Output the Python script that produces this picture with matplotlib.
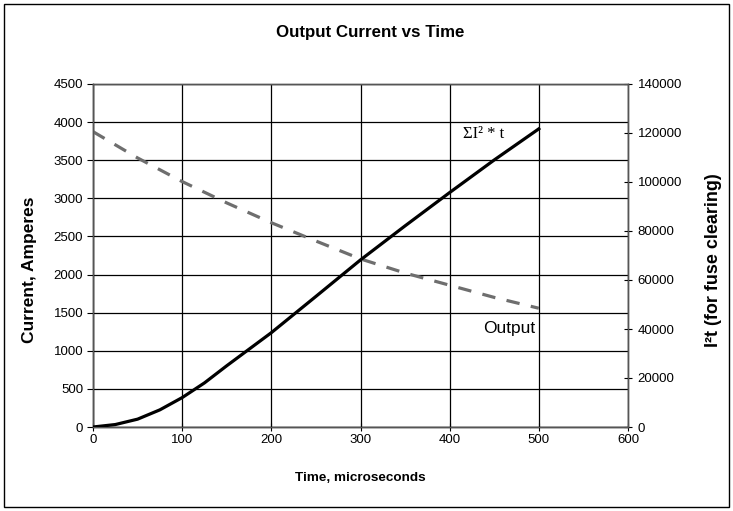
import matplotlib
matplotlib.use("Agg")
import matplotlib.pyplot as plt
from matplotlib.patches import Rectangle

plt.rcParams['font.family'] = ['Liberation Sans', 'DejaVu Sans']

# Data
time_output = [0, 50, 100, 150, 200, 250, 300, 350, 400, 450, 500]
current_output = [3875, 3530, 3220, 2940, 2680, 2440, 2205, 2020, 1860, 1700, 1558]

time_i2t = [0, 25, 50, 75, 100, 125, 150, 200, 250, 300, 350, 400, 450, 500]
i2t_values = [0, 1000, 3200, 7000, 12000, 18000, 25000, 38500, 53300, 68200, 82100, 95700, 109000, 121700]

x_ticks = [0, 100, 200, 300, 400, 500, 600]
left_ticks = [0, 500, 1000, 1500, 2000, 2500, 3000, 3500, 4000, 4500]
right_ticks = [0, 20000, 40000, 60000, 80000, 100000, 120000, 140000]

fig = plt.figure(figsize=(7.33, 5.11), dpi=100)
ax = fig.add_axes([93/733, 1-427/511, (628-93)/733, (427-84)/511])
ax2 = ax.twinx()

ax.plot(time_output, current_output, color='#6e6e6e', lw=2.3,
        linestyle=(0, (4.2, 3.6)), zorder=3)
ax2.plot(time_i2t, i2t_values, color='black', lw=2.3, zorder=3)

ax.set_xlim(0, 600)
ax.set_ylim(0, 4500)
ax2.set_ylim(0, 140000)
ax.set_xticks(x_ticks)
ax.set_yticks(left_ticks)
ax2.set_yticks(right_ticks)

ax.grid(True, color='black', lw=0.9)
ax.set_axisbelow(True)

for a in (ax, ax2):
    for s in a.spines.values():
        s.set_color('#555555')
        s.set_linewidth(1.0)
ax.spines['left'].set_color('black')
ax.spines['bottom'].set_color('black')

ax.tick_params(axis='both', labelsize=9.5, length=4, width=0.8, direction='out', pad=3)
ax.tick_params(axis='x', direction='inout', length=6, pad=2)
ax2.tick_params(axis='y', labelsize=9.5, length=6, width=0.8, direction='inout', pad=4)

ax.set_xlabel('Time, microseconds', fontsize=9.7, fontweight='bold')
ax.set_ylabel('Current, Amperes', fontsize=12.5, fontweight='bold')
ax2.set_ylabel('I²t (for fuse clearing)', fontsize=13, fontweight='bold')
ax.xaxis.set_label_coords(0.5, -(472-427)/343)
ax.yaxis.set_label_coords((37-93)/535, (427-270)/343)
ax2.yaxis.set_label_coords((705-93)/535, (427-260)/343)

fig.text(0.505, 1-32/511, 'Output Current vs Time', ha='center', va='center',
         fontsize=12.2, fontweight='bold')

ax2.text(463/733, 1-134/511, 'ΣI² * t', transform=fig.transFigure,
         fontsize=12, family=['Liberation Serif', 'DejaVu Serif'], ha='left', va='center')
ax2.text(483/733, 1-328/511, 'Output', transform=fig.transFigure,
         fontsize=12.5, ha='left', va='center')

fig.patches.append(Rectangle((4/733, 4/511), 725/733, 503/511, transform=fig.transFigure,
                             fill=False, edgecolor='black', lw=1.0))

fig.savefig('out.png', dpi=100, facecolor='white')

Problem requirements:
Output all of the data exactly as it stands, minus any images.

Full answer:
Output the Python script that produces this picture with matplotlib.
import matplotlib
matplotlib.use("Agg")
import matplotlib.pyplot as plt
from matplotlib.patches import Rectangle

plt.rcParams['font.family'] = ['Liberation Sans', 'DejaVu Sans']

# Data
time_output = [0, 50, 100, 150, 200, 250, 300, 350, 400, 450, 500]
current_output = [3875, 3530, 3220, 2940, 2680, 2440, 2205, 2020, 1860, 1700, 1558]

time_i2t = [0, 25, 50, 75, 100, 125, 150, 200, 250, 300, 350, 400, 450, 500]
i2t_values = [0, 1000, 3200, 7000, 12000, 18000, 25000, 38500, 53300, 68200, 82100, 95700, 109000, 121700]

x_ticks = [0, 100, 200, 300, 400, 500, 600]
left_ticks = [0, 500, 1000, 1500, 2000, 2500, 3000, 3500, 4000, 4500]
right_ticks = [0, 20000, 40000, 60000, 80000, 100000, 120000, 140000]

fig = plt.figure(figsize=(7.33, 5.11), dpi=100)
ax = fig.add_axes([93/733, 1-427/511, (628-93)/733, (427-84)/511])
ax2 = ax.twinx()

ax.plot(time_output, current_output, color='#6e6e6e', lw=2.3,
        linestyle=(0, (4.2, 3.6)), zorder=3)
ax2.plot(time_i2t, i2t_values, color='black', lw=2.3, zorder=3)

ax.set_xlim(0, 600)
ax.set_ylim(0, 4500)
ax2.set_ylim(0, 140000)
ax.set_xticks(x_ticks)
ax.set_yticks(left_ticks)
ax2.set_yticks(right_ticks)

ax.grid(True, color='black', lw=0.9)
ax.set_axisbelow(True)

for a in (ax, ax2):
    for s in a.spines.values():
        s.set_color('#555555')
        s.set_linewidth(1.0)
ax.spines['left'].set_color('black')
ax.spines['bottom'].set_color('black')

ax.tick_params(axis='both', labelsize=9.5, length=4, width=0.8, direction='out', pad=3)
ax.tick_params(axis='x', direction='inout', length=6, pad=2)
ax2.tick_params(axis='y', labelsize=9.5, length=6, width=0.8, direction='inout', pad=4)

ax.set_xlabel('Time, microseconds', fontsize=9.7, fontweight='bold')
ax.set_ylabel('Current, Amperes', fontsize=12.5, fontweight='bold')
ax2.set_ylabel('I²t (for fuse clearing)', fontsize=13, fontweight='bold')
ax.xaxis.set_label_coords(0.5, -(472-427)/343)
ax.yaxis.set_label_coords((37-93)/535, (427-270)/343)
ax2.yaxis.set_label_coords((705-93)/535, (427-260)/343)

fig.text(0.505, 1-32/511, 'Output Current vs Time', ha='center', va='center',
         fontsize=12.2, fontweight='bold')

ax2.text(463/733, 1-134/511, 'ΣI² * t', transform=fig.transFigure,
         fontsize=12, family=['Liberation Serif', 'DejaVu Serif'], ha='left', va='center')
ax2.text(483/733, 1-328/511, 'Output', transform=fig.transFigure,
         fontsize=12.5, ha='left', va='center')

fig.patches.append(Rectangle((4/733, 4/511), 725/733, 503/511, transform=fig.transFigure,
                             fill=False, edgecolor='black', lw=1.0))

fig.savefig('out.png', dpi=100, facecolor='white')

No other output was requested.